What has your zine allowed you to do that other forms of artistic or written practices may not of?
Ladybeard covers a lot of taboo topics: bearded female bodies, queerness, transness, intersex bodies, Polycystic Ovarian Syndrome, gender questioning, shame, breaking sex & gender binaries, the way medicine reflects social values rather than being objective and scientific. There's a lot of hostility towards bearded women and anyone who doesn't fit neatly into the categories M or F. Writing my zine allowed me to speak from a point of view that is rarely heard and acknowledged. It allowed me to share and connect with other people who have similar experiences of their bodies, and with a whole lot more people who have been moved by my story. Because of the highly personal nature of my writing, zines are an excellent format for me. I love being able to slip my family a copy of my zine after dinner, post a few to a zine maker overseas, have piles of them sitting on my desk when friends come to visit. And because there are no restrictions on my zine making practice (apart from time & money) I get to be the ultimate authority on form & content, and that's very empowering.

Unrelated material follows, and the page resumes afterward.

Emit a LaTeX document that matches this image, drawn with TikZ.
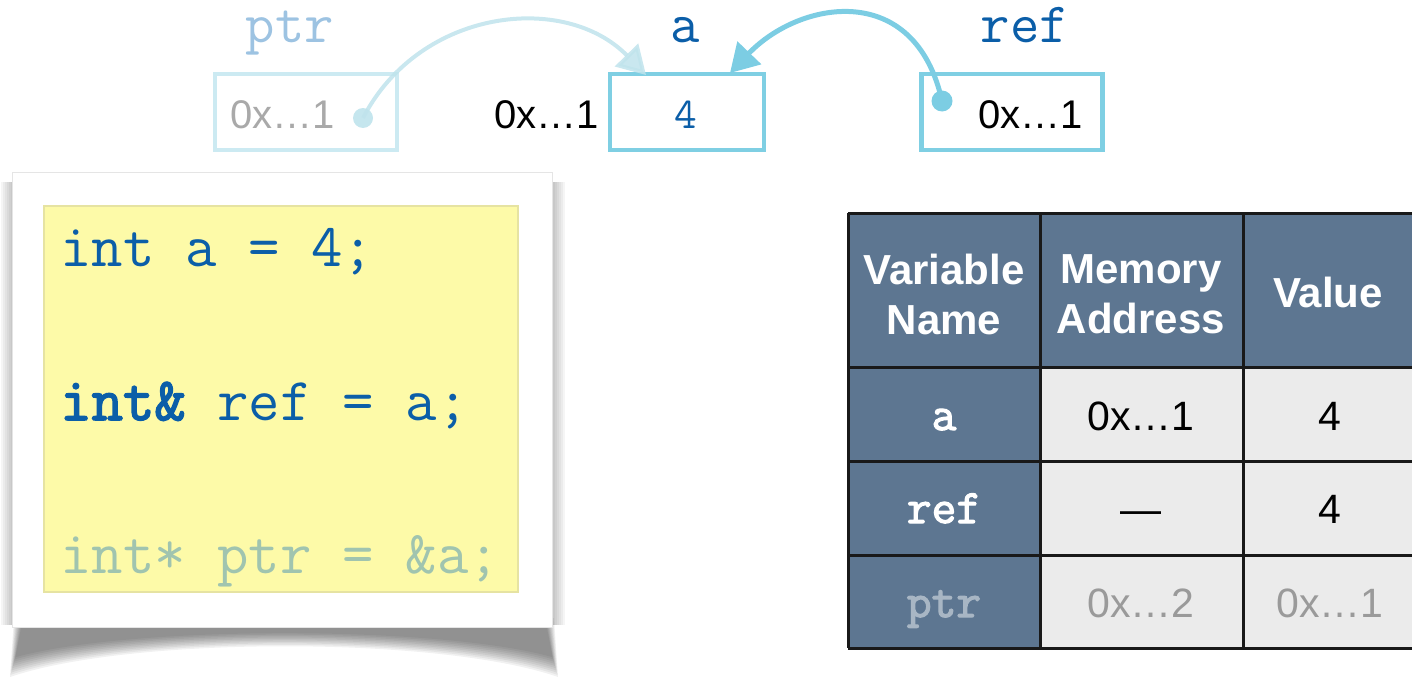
\documentclass[tikz,border=0pt]{standalone}
\usepackage{fontspec}
\newfontfamily\hv{Liberation Sans}
\newfontfamily\hvb{Liberation Sans}[UprightFont=* Bold]
\newfontfamily\monobold{Latin Modern Mono}[FakeBold=2.5]
\usetikzlibrary{arrows.meta}
\definecolor{dblue}{HTML}{0B5EA8}
\definecolor{lblue}{HTML}{9DC3E2}
\definecolor{boxcyan}{HTML}{7FCFE3}
\definecolor{boxlight}{HTML}{CCEAF2}
\definecolor{arrcyan}{HTML}{7CCDE3}
\definecolor{arrlight}{HTML}{BFE3EC}
\definecolor{codeyel}{HTML}{FDFAA8}
\definecolor{codeyelb}{HTML}{E6E3A2}
\definecolor{codeptr}{HTML}{A0C4AF}
\definecolor{thead}{HTML}{5D7691}
\definecolor{tcell}{HTML}{EBEBEB}
\definecolor{tptr}{HTML}{A8B6C4}
\definecolor{tgray}{HTML}{9A9A9A}
\newcommand\setfs[1]{\fontsize{#1}{#1}\selectfont}
\begin{document}
\begin{tikzpicture}[x=1pt,y=-1pt,
  membox/.style={draw, line width=4.5pt, minimum height=76pt, inner sep=0pt},
  monolabel/.style={font=\ttfamily\setfs{57}, anchor=base, inner sep=0pt},
  addr/.style={font=\hv\setfs{40}, anchor=base west, inner sep=0pt},
  codeline/.style={font=\ttfamily\setfs{61}, anchor=base west, inner sep=0pt, color=dblue},
  hcell/.style={font=\hvb\fontsize{42}{50}\selectfont, text=white, align=center, inner sep=0pt},
  tval/.style={font=\hv\setfs{41}, anchor=base, inner sep=0pt},
  tname/.style={font=\monobold\setfs{48}, anchor=base, inner sep=0pt},
  ptrarrow/.style={line width=4pt, -{Triangle[length=28pt,width=32pt]}}
]
\useasboundingbox (0,0) rectangle (1412,677);
\clip (0,0) rectangle (1412,677);

% ---------- memory boxes ----------
\node[monolabel, text=lblue] (ptrlbl) at (290,43) {ptr};
\node[monolabel, text=dblue] (albl) at (685,43) {a};
\node[monolabel, text=dblue] (reflbl) at (1025,43) {ref};

\node[membox, draw=boxlight, minimum width=182pt] (ptrbox) at (306,112) {};
\node[membox, draw=boxcyan, minimum width=154pt] (abox) at (687,112) {};
\node[membox, draw=boxcyan, minimum width=181pt] (refbox) at (1012,112) {};

\node[addr, text=tgray!85] (ptrval) at (230,128) {0x…1};
\node[font=\ttfamily\setfs{44}, anchor=base, inner sep=0pt, text=dblue] (aval) at (686,128) {4};
\node[addr, text=black] (aaddr) at (494,128) {0x…1};
\node[addr, text=black] (refval) at (978,128) {0x…1};

\coordinate (ptrdot) at (363,118);
\coordinate (refdot) at (942,101);
\coordinate (ptrtip) at (646,75);
\coordinate (reftip) at (730,73);

\draw[ptrarrow, draw=arrlight, opacity=0.85]
  (ptrdot) .. controls (420,8) and (565,-8) .. (ptrtip);
\fill[arrlight, opacity=0.9] (ptrdot) circle (10pt);

\draw[ptrarrow, draw=arrcyan, line width=5pt]
  (refdot) .. controls (915,-20) and (800,0) .. (reftip);
\fill[arrcyan] (refdot) circle (10.5pt);

% ---------- code card ----------
\foreach \k in {0,...,9}{
  \fill[black, opacity=0.055]
    (14+\k,618) -- (554-\k,618) -- (558-\k*0.6,677-\k*2.2)
    .. controls (440,636-\k*1.2) and (130,636-\k*1.2) .. (10+\k*0.6,677-\k*2.2) -- cycle;
}
\foreach \k in {0,...,5}{
  \fill[black, opacity=0.04] (1+\k*2,182) rectangle (14,625);
  \fill[black, opacity=0.04] (550,182) rectangle (565-\k*2,625);
}
\fill[white] (12,172) rectangle (552,627);
\draw[black!10, line width=0.8pt] (12,172) rectangle (552,627);
\node[draw=codeyelb, fill=codeyel, line width=1.2pt, minimum width=474pt, minimum height=386pt, inner sep=0pt] (codebox) at (281,399) {};
\node[codeline] (code1) at (60,266) {int a = 4;};
\node[codeline] (code2) at (60,420) {{\monobold int\&} ref = a;};
\node[codeline, color=codeptr] (code3) at (60,573) {int* ptr = \&a;};

% ---------- table ----------
\fill[thead] (848,213) rectangle (1420,367);
\fill[thead] (848,367) rectangle (1040,648);
\fill[tcell] (1040,367) rectangle (1420,648);
\draw[black!90, line width=3pt]
  (848,213) -- (1420,213)
  (848,367) -- (1420,367)
  (848,461) -- (1420,461)
  (848,555) -- (1420,555)
  (848,648) -- (1420,648)
  (848,213) -- (848,648)
  (1040,213) -- (1040,648)
  (1243,213) -- (1243,648);

\node[hcell] (hvar) at (944,294) {Variable\\Name};
\node[hcell] (hmem) at (1141,294) {Memory\\Address};
\node[hcell] (hval) at (1328,292) {Value};

\node[tname, text=white] (na) at (944,430) {a};
\node[tval] (aaddrc) at (1141,430) {0x…1};
\node[tval] (avalc) at (1330,430) {4};

\node[tname, text=white] (nref) at (944,523) {ref};
\node[tval] (refaddrc) at (1141,523) {—};
\node[tval] (refvalc) at (1330,523) {4};

\node[tname, text=tptr] (nptr) at (944,617) {ptr};
\node[tval, text=tgray] (ptraddrc) at (1141,617) {0x…2};
\node[tval, text=tgray] (ptrvalc) at (1330,617) {0x…1};
\end{tikzpicture}
\end{document}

What other plans do you have for zines and/or any plans for extending the discussions emerging out of Ladybeard into other projects?

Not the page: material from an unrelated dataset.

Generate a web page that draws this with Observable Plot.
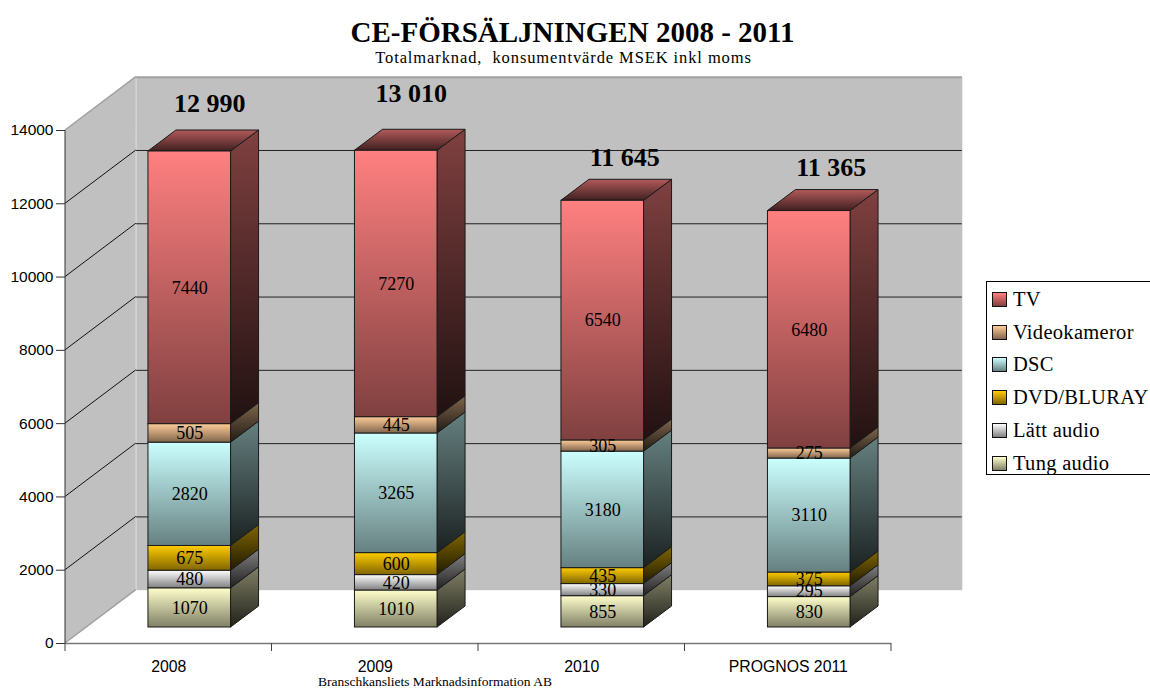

I've been wanting to write another Adventure Time zine - it's a zine about how to have fun in everyday life. I plan to make a radical trans health care zine to give to doctors so they can think about how they interact with trans folk and talk about trans bodies and identities. I want to encourage medical reform where doctors talk about and treat the body part rather than the sex or gender commonly associated with the body part, ie. cervical health rather than women's health, prostate health rather than men's health. I'm also thinking about the next Ladybeard and how I want to go into more detail about PCOS & intersex and the privileging of hair in transmasculine communities. I want to start conversations about the potential for a radical PCOS movement that questions how doctors 'treat' people with PCOS. I also think that hair and size are similar in terms of the experience of oppression and medicalisation of 'hirsutism' and 'obesity.' I've been inspired by fat-positive and body-positive activism so I'd love to start discussions with people about hair-positive activism. I also want to collaborate with a person from the United States who makes a zine called Femme a Barbe.

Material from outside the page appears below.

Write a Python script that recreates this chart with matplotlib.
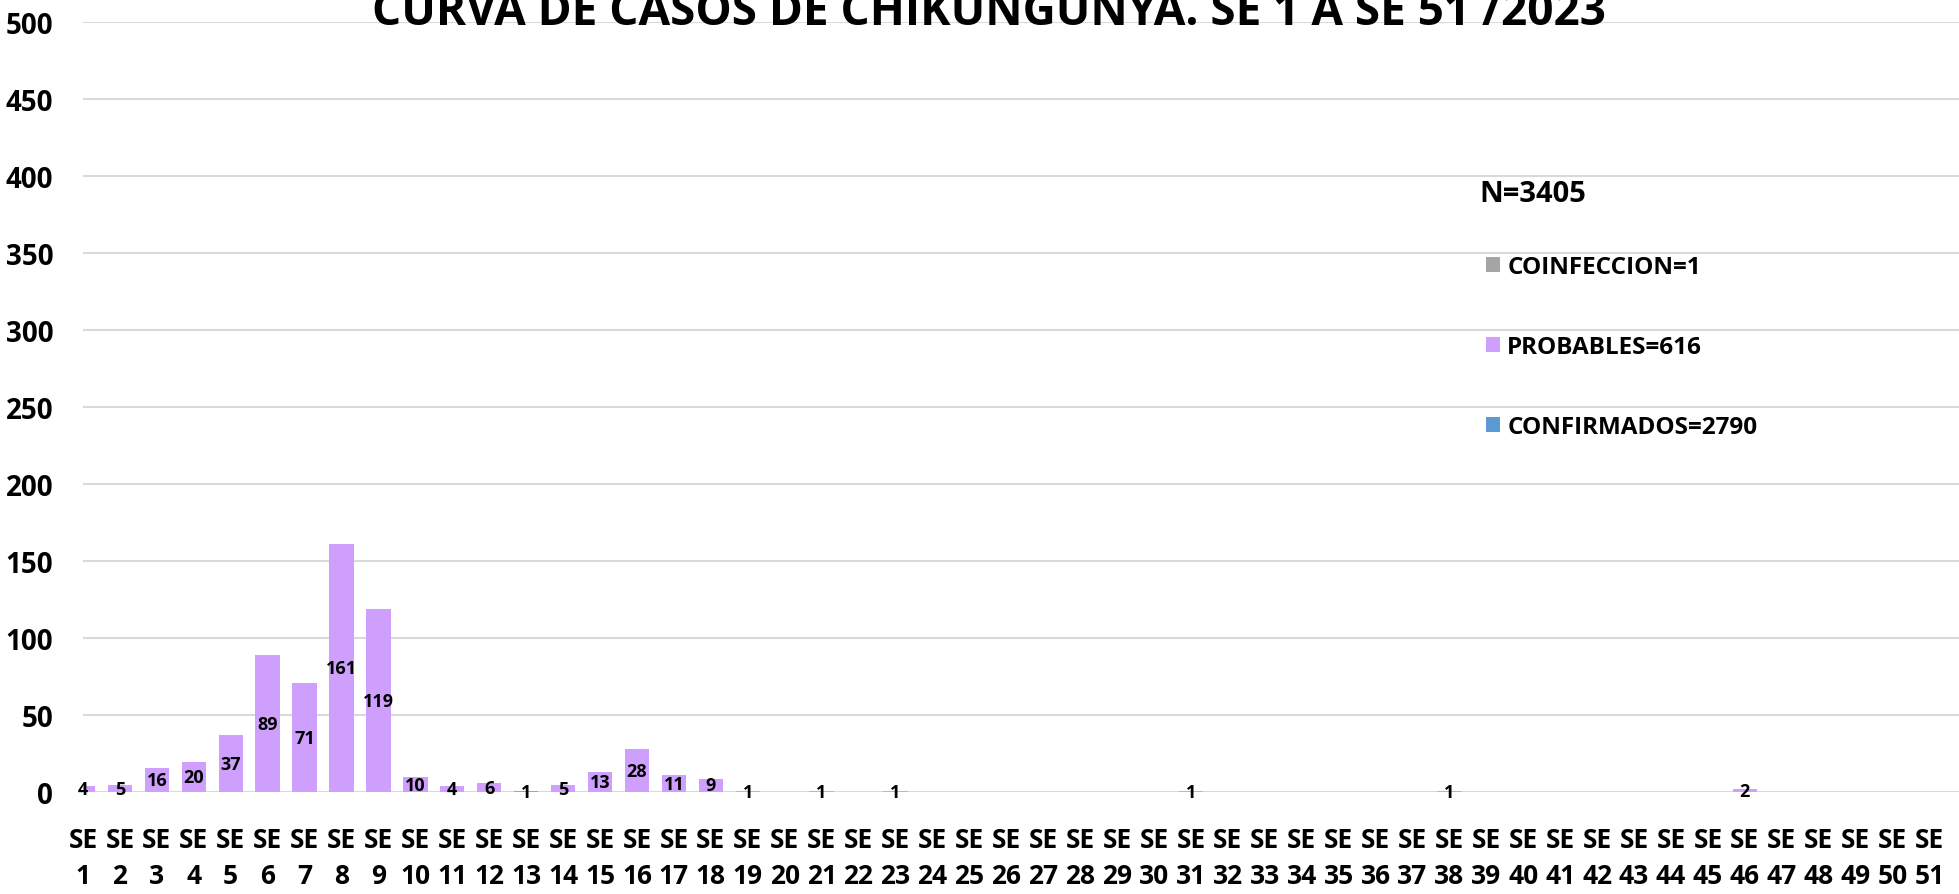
import matplotlib
matplotlib.use("Agg")
import matplotlib.pyplot as plt
from matplotlib.patches import Patch
import numpy as np

# ---- data ----
weeks = [f"SE\n{i}" for i in range(1, 52)]
probables = [4, 5, 16, 20, 37, 89, 71, 161, 119, 10, 4, 6, 0, 5, 13, 28, 11, 9, 1, 0,
             1, 0, 1, 0, 0, 0, 0, 0, 0, 0, 1, 0, 0, 0, 0, 0, 0, 1, 0, 0,
             0, 0, 0, 0, 0, 2, 0, 0, 0, 0, 0]
coinfeccion = [0] * 12 + [1] + [0] * 38
title = "CURVA DE CASOS DE CHIKUNGUNYA. SE 1 A SE 51 /2023"
total_label = "N=3405"
legend_labels = ["COINFECCION=1", "PROBABLES=616", "CONFIRMADOS=2790"]
yticks = [0, 50, 100, 150, 200, 250, 300, 350, 400, 450, 500]

# ---- style ----
C_PROB = "#CE9FFC"
C_COIN = "#A5A5A5"
C_CONF = "#5B9BD5"
GRID = "#D9D9D9"
FAM = ["Open Sans", "DejaVu Sans"]

W, H = 1959, 895
fig = plt.figure(figsize=(W / 100, H / 100), dpi=100)
fig.patch.set_facecolor("white")
ax_left = 83 / W
ax_bottom = 1 - 793.4 / H
ax_top = 1 - 22.7 / H
ax = fig.add_axes([ax_left, ax_bottom, 1 - ax_left, ax_top - ax_bottom])

x = np.arange(len(weeks))
bw = 0.66
ax.bar(x, probables, width=bw, color=C_PROB, zorder=3)
ax.bar(x, coinfeccion, width=bw, bottom=probables, color=C_COIN, zorder=3)

# data labels (centered in bar)
lab_kw = dict(ha="center", va="center", fontsize=13, family=FAM,
              fontweight="bold", fontstretch="condensed", zorder=5, clip_on=False)
for xi, v in zip(x, probables):
    if v > 0:
        ax.text(xi, v / 2, str(v), **lab_kw)
for xi, v, b in zip(x, coinfeccion, probables):
    if v > 0:
        ax.text(xi, b + v / 2, str(v), **lab_kw)

step = 36.93
ax.set_xlim(0, (W - 83) / step)
ax.set_ylim(0, 500)
ax.set_yticks(yticks)
ax.set_yticklabels([str(t) for t in yticks], fontsize=20, family=FAM,
                   fontweight="bold", fontstretch="condensed")
ax.set_xticks(x)
ax.set_xticklabels(weeks, fontsize=19, family=FAM, fontweight="bold",
                   linespacing=1.42, va="top")
ax.tick_params(axis="y", length=0, pad=21.5)
ax.tick_params(axis="x", length=0, pad=24)
for s in ax.spines.values():
    s.set_visible(False)
ax.yaxis.grid(True, color=GRID, linewidth=1.5, zorder=0)
ax.set_axisbelow(True)

# title
fig.text(989 / W, 1 - 25 / H, title, ha="center", va="baseline", fontsize=33,
         family=FAM, fontweight="bold")

# N label
fig.text(1479 / W, 1 - 194 / H, total_label, ha="left", va="center", fontsize=21,
         family=FAM, fontweight="bold")

# legend
handles = [Patch(facecolor=C_COIN), Patch(facecolor=C_PROB), Patch(facecolor=C_CONF)]
fig.legend(handles, legend_labels, loc="upper left",
           bbox_to_anchor=(1486 / W, 1 - 256 / H), frameon=False,
           prop={"family": FAM, "weight": "bold", "size": 17.5},
           handlelength=0.58, handleheight=0.58, handletextpad=0.29,
           labelspacing=2.31, borderpad=0, borderaxespad=0)

fig.savefig("out.png", dpi=100, facecolor="white")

You are also involved in a broader zine community. How important do you feel zine fairs/symposia are to fanzine producers in Australia?
Zine makers in Australia tend to keep in contact about zine fairs around the country and I know people who are willing to travel long distances for the pleasure of sitting behind a table for five hours. A lot of folks travel to Newcastle for the zine fair at This Is Not Art festival. The mailing list correspondence from Sticky zine shop is a
good place to find out about interstate zine fairs, and Bird in the Hand zine shop/distro have a well-maintained blog. At a lot of zine fairs, especially ones that are part of a larger festival, such as Format Festival in Adelaide, there will be workshops and related events that zine makers put on. But we don't really have zine symposiums like in Portland. Zine fairs in Australia are usually one day only with a few workshops on the side, rather than a big zine-centric event that goes for a few days. I was lucky enough to get myself to San Francisco Zine Fest and Portland Zine Symposium earlier this year. I like Australian zine fairs more but maybe that's just because I get to see a bunch of really awesome folks I don't get to see very often.